Dissertation Defense by David C. Facer

Date and Time

Wednesday, February 29, 2012 from 2:30 p.m. to 4:30 p.m.


Mother Rosalie Hill Hall, Room 139

5998 Alcala Park
San Diego, CA 92110






Among organizational consultants, human resources practitioners, and organizational leaders, there has been a resurgence of interest in the subject of employee motivation, in part due to the best-selling book, Drive (Pink, 2009). In this book, the author challenged readers to question their beliefs about what motivates employees; this challenge was based on research that questions the validity of widely used management approaches to employee motivation, particularly those based on reinforcement theory. Answering this challenge was difficult, however, given the lack of instruments designed to measure motivation beliefs at all, much less beliefs from a range of prevalent theories.

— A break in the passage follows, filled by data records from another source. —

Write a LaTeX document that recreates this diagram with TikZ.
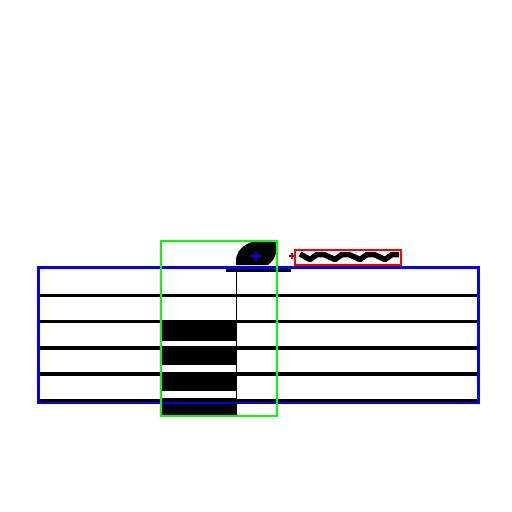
\documentclass[tikz,border=0pt]{standalone}
\begin{document}
\begin{tikzpicture}[x=1pt,y=-1pt,
  staffline/.style={line width=3.5pt,black},
  bluebox/.style={draw=blue,line width=2.6pt},
  greenbox/.style={draw=green,line width=2.6pt},
  redbox/.style={draw=red,line width=2pt},
  blockfill/.style={fill=black}]
\useasboundingbox (0,0) rectangle (512,512);
% staff lines
\foreach \yy in {295.5,321.5,348,374,400.5}
  \draw[staffline] (38,\yy) -- (478,\yy);
% black blocks
\foreach \ya/\yb in {322/341,347/364.5,372/391,398/415}
  \fill[blockfill] (162,\ya) rectangle (236,\yb);
% stem
\draw[line width=1.5pt] (236.5,268) -- (236.5,415);
% ledger line
\draw[line width=3pt] (226,270.5) -- (291,270.5);
% notehead
\fill[black] (236,265) -- (268,265) .. controls (276,259) and (278,250) .. (276,240.5)
  -- (262,240.5) .. controls (244,241) and (234,252) .. cycle;
% trill wave
\draw[line width=5.5pt,line join=round]
  (300,254) \foreach \i in {0,1,2,3} { -- ({299+\i*25+11},259.5) -- ({299+\i*25+18},254.5) -- ({299+\i*25+25},254.5) };
% boxes
\draw[bluebox] (38.3,267.5) rectangle (478.3,402.8);
\draw[greenbox] (161,241) rectangle (277,416);
\draw[redbox] (294.5,249.5) rectangle (400.5,264.5);
% crosses
\draw[blue,line width=1.5pt] (251,256) -- (261,256) (256,251) -- (256,261);
\draw[red!80!black,line width=1.5pt] (289,256) -- (295,256) (292,253) -- (292,259);
\end{tikzpicture}
\end{document}
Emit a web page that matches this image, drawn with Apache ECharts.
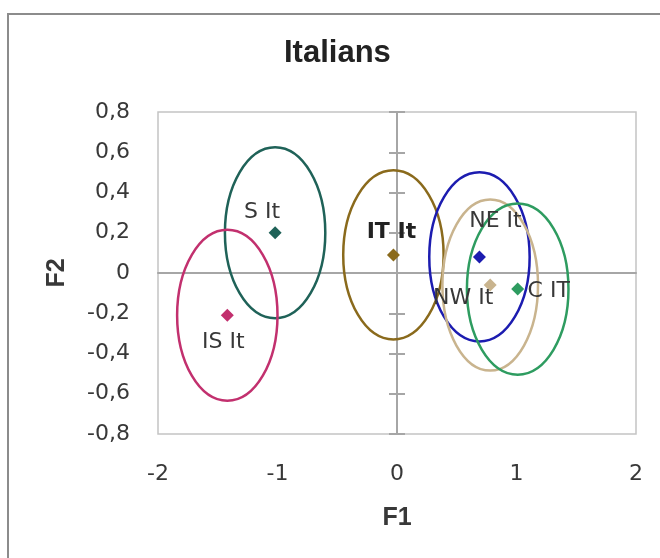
<!DOCTYPE html>
<html>
<head>
<meta charset="utf-8">
<script src="https://cdn.jsdelivr.net/npm/echarts@6/dist/echarts.min.js"></script>
<style>
html,body{margin:0;padding:0;background:#fff;}
#chart{width:660px;height:558px;}
</style>
</head>
<body>
<div id="chart"></div>
<script>
// ---- data ----
const groups = ['S It', 'IS It', 'IT It', 'NE It', 'NW It', 'C IT'];
const f1 = [-1.02, -1.42, -0.03, 0.69, 0.78, 1.01];
const f2 = [0.20, -0.21, 0.09, 0.08, -0.06, -0.08];
const ellipseRx = [0.42, 0.42, 0.42, 0.42, 0.40, 0.425];
const ellipseRy = [0.425, 0.425, 0.42, 0.42, 0.425, 0.425];
const xTicks = [-2, -1, 0, 1, 2];
const yTicks = [-0.8, -0.6, -0.4, -0.2, 0, 0.2, 0.4, 0.6, 0.8];

// ---- styles ----
const colors = ['#1f6258', '#c2306e', '#8a6a1c', '#1c1cb0', '#c9b48e', '#2e9c60'];
const labelOffsets = [[-13, -20], [-4, 27], [-2, -23], [16, -36], [-27, 13], [31, 2]];
const labelBold = [false, false, true, false, false, false];

const fmt = v => {
  const r = Math.round(v * 10) / 10;
  return r === 0 ? '0' : String(r).replace('.', ',');
};

const chart = echarts.init(document.getElementById('chart'), null, {renderer: 'canvas'});

const ellipseData = groups.map((g, i) => ({
  value: [f1[i], f2[i], ellipseRx[i], ellipseRy[i]],
  itemStyle: {color: colors[i]}
}));
const pointData = groups.map((g, i) => ({
  name: g,
  value: [f1[i], f2[i]],
  itemStyle: {color: colors[i], opacity: 1},
  label: {
    offset: labelOffsets[i],
    fontWeight: labelBold[i] ? 'bold' : 'normal',
    color: labelBold[i] ? '#222222' : '#383838'
  }
}));

const tickFont = {fontFamily: 'DejaVu Sans', fontSize: 22, color: '#383838'};

chart.setOption({
  animation: false,
  backgroundColor: '#ffffff',
  title: {
    text: 'Italians',
    left: 284,
    top: 38,
    padding: 0,
    textStyle: {fontFamily: 'Liberation Sans', fontWeight: 'bold', fontSize: 31, color: '#222222'}
  },
  graphic: [{
    type: 'rect',
    shape: {x: 8, y: 14, width: 700, height: 600},
    style: {fill: 'none', stroke: '#8c8c8c', lineWidth: 2},
    silent: true,
    z: -10
  }],
  grid: {
    left: 158, right: 24, top: 112, bottom: 124,
    show: true, borderColor: '#c4c4c4', borderWidth: 1.5, backgroundColor: 'transparent'
  },
  xAxis: [{
    type: 'value', min: xTicks[0], max: xTicks[xTicks.length - 1], interval: 1,
    position: 'bottom',
    axisLine: {show: false, onZero: false},
    axisTick: {show: false},
    splitLine: {show: false},
    axisLabel: Object.assign({margin: 29, formatter: fmt}, tickFont),
    name: 'F1', nameLocation: 'middle', nameGap: 72,
    nameTextStyle: {fontFamily: 'Liberation Sans', fontWeight: 'bold', fontSize: 25, color: '#383838'}
  }, {
    type: 'value', min: xTicks[0], max: xTicks[xTicks.length - 1], interval: 1,
    axisLine: {show: true, onZero: true, onZeroAxisIndex: 0, lineStyle: {color: '#a6a6a6', width: 2}},
    axisTick: {show: false},
    axisLabel: {show: false},
    splitLine: {show: false}
  }],
  yAxis: [{
    type: 'value', min: yTicks[0], max: yTicks[yTicks.length - 1], interval: 0.2,
    position: 'left',
    axisLine: {show: false, onZero: false},
    axisTick: {show: false},
    splitLine: {show: false},
    axisLabel: Object.assign({margin: 28, formatter: fmt}, tickFont),
    name: 'F2', nameLocation: 'middle', nameGap: 88, nameRotate: 90,
    nameTextStyle: {fontFamily: 'Liberation Sans', fontWeight: 'bold', fontSize: 25, color: '#383838'}
  }, {
    type: 'value', min: yTicks[0], max: yTicks[yTicks.length - 1], interval: 0.2,
    position: 'left',
    axisLine: {show: true, onZero: true, onZeroAxisIndex: 0, lineStyle: {color: '#a6a6a6', width: 2}},
    axisTick: {show: true, inside: true, length: 8, lineStyle: {color: '#a6a6a6', width: 2}},
    axisLabel: {show: false},
    splitLine: {show: false}
  }, {
    type: 'value', min: yTicks[0], max: yTicks[yTicks.length - 1], interval: 0.2,
    position: 'left',
    axisLine: {show: false, onZero: true, onZeroAxisIndex: 0},
    axisTick: {show: true, inside: false, length: 8, lineStyle: {color: '#a6a6a6', width: 2}},
    axisLabel: {show: false},
    splitLine: {show: false}
  }],
  series: [{
    type: 'custom',
    xAxisIndex: 0, yAxisIndex: 0,
    data: ellipseData,
    encode: {x: 0, y: 1},
    silent: true,
    z: 2,
    renderItem: function (params, api) {
      const cx = api.value(0), cy = api.value(1), rx = api.value(2), ry = api.value(3);
      const c = api.coord([cx, cy]);
      const p = api.coord([cx + rx, cy + ry]);
      return {
        type: 'ellipse',
        shape: {cx: c[0], cy: c[1], rx: Math.abs(p[0] - c[0]), ry: Math.abs(c[1] - p[1])},
        style: {fill: 'none', stroke: api.visual('color'), lineWidth: 2.5}
      };
    }
  }, {
    type: 'scatter',
    xAxisIndex: 0, yAxisIndex: 0,
    symbol: 'diamond',
    symbolSize: 13,
    z: 3,
    data: pointData,
    label: {
      show: true,
      position: 'inside',
      formatter: '{b}',
      fontFamily: 'DejaVu Sans',
      fontSize: 22,
      align: 'center',
      verticalAlign: 'middle'
    }
  }]
});
</script>
</body>
</html>
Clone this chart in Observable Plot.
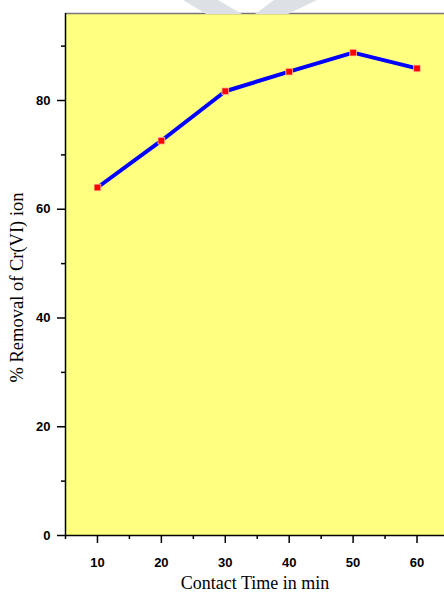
<!DOCTYPE html>
<html>
<head>
<meta charset="utf-8">
<script src="https://cdn.jsdelivr.net/npm/d3@7"></script>
<script src="https://cdn.jsdelivr.net/npm/@observablehq/plot@0.6"></script>
<style>
  html, body { margin: 0; padding: 0; background: #fff; }
  #chart { position: relative; width: 444px; height: 597px; overflow: hidden; }
  #wm { position: absolute; left: 0; top: 0; }
  #chart svg.plot { position: absolute; left: 0; top: 0; }
</style>
</head>
<body>
<div id="chart">
  <svg id="wm" width="444" height="20">
    <polygon points="183,0 218,0 242,14 206,14" fill="#dde1e6"/>
    <polygon points="274,0 317,0 288,14 255,14" fill="#dde1e6"/>
  </svg>
</div>
<script>
const times = [10, 20, 30, 40, 50, 60];
const removal = [64.0, 72.6, 81.7, 85.3, 88.8, 85.9];
const xMajor = [10, 20, 30, 40, 50, 60];
const xMinor = [5, 15, 25, 35, 45, 55];
const yMajor = [0, 20, 40, 60, 80];
const yMinor = [10, 30, 50, 70, 90];
const xDomain = [5, 64.3];
const yDomain = [0, 96];
const xTitle = "Contact Time in min";
const yTitle = "% Removal of Cr(VI) ion";

const data = times.map((t, i) => ({t, r: removal[i]}));
const sans = "'Liberation Sans', Arial, sans-serif";
const serif = "'Liberation Serif', 'Times New Roman', serif";

const plot = Plot.plot({
  width: 444,
  height: 597,
  marginLeft: 65,
  marginTop: 13,
  marginRight: 0,
  marginBottom: 62,
  x: {domain: xDomain},
  y: {domain: yDomain},
  style: {background: "transparent", fontFamily: sans},
  marks: [
    Plot.frame({fill: "#ffff80", stroke: null}),
    Plot.ruleY([yDomain[1]], {stroke: "#777", strokeWidth: 1.6}),
    Plot.axisX({ticks: xMajor, tickSize: 8, text: null, label: null, stroke: "#000", strokeWidth: 1.5}),
    Plot.axisX({ticks: xMinor, tickSize: 4, text: null, label: null, stroke: "#000", strokeWidth: 1.5}),
    Plot.axisY({ticks: yMajor, tickSize: 8, text: null, label: null, stroke: "#000", strokeWidth: 1.5}),
    Plot.axisY({ticks: yMinor, tickSize: 4, text: null, label: null, stroke: "#000", strokeWidth: 1.5}),
    Plot.text(xMajor, {x: d => d, frameAnchor: "bottom", dy: 27, lineAnchor: "middle", text: d => String(d),
      fontSize: 13, fontWeight: "bold", fill: "#000", fontFamily: sans}),
    Plot.text(yMajor, {y: d => d, frameAnchor: "left", dx: -15, textAnchor: "end", text: d => String(d),
      fontSize: 13, fontWeight: "bold", fill: "#000", fontFamily: sans}),
    Plot.ruleX([xDomain[0]], {stroke: "#000", strokeWidth: 1.5}),
    Plot.ruleY([yDomain[0]], {stroke: "#000", strokeWidth: 1.5}),
    Plot.line(data, {x: "t", y: "r", stroke: "#0000ff", strokeWidth: 4}),
    Plot.dot(data, {x: "t", y: "r", symbol: "square", r: 3.8, fill: "#ff0000", stroke: "#ffd0a0", strokeWidth: 0.8}),
    Plot.text([xTitle], {frameAnchor: "bottom", dy: 53, fontSize: 18, fill: "#000", textAnchor: "middle", fontFamily: serif}),
    Plot.text([yTitle], {frameAnchor: "left", dx: -48, dy: 13, rotate: -90, fontSize: 18.5, fill: "#000", textAnchor: "middle", fontFamily: serif})
  ]
});
document.getElementById("chart").appendChild(plot);
</script>
</body>
</html>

Using principal components and parallel analyses, the 20-item Motivation Beliefs Assessment (MBA) was created to measure motivation beliefs along four theoretical lines: reinforcement theory; expectancy-valence theory; achievement motivation theory; and self-determination theory. The instrument was validated in two tests involving large samples of businesspeople. Validity and reliability analyses revealed the instrument demonstrates acceptable psychometric properties. Four subscales, each representing a single theory, were confirmed and demonstrated alpha coefficients as follows: reinforcement theory, .77; expectancy-valence theory, .71; achievement motivation theory, .82; self-determination theory, .77. The entire Motivation Beliefs Assessment produced a strong alpha coefficient of .77.

In addition to validating the instrument, this study generated several significant findings. The first of these revealed that there were statistically significant differences in the distribution of beliefs about what motivates employees; specifically, self- determination beliefs were most strongly held, followed by expectancy-valence theory and achievement motivation theory beliefs. Despite their dominant role in organizational systems, respondents agreed with tenets of reinforcement theory at the lowest level. Furthermore, based on effect size analysis, males were more likely than females to agree with reinforcement theory and achievement motivation theory, while non-managers were more likely than managers to agree with self-determination theory.

As expected, the creation of a new instrument like the MBA opens a world of possibilities for both practitioners and scholars. While workplace practitioners now have the ability to actually measure an individual’s beliefs about motivation, researchers can use the instrument to test for differences in these beliefs among individuals in different occupations, companies, industries, and countries.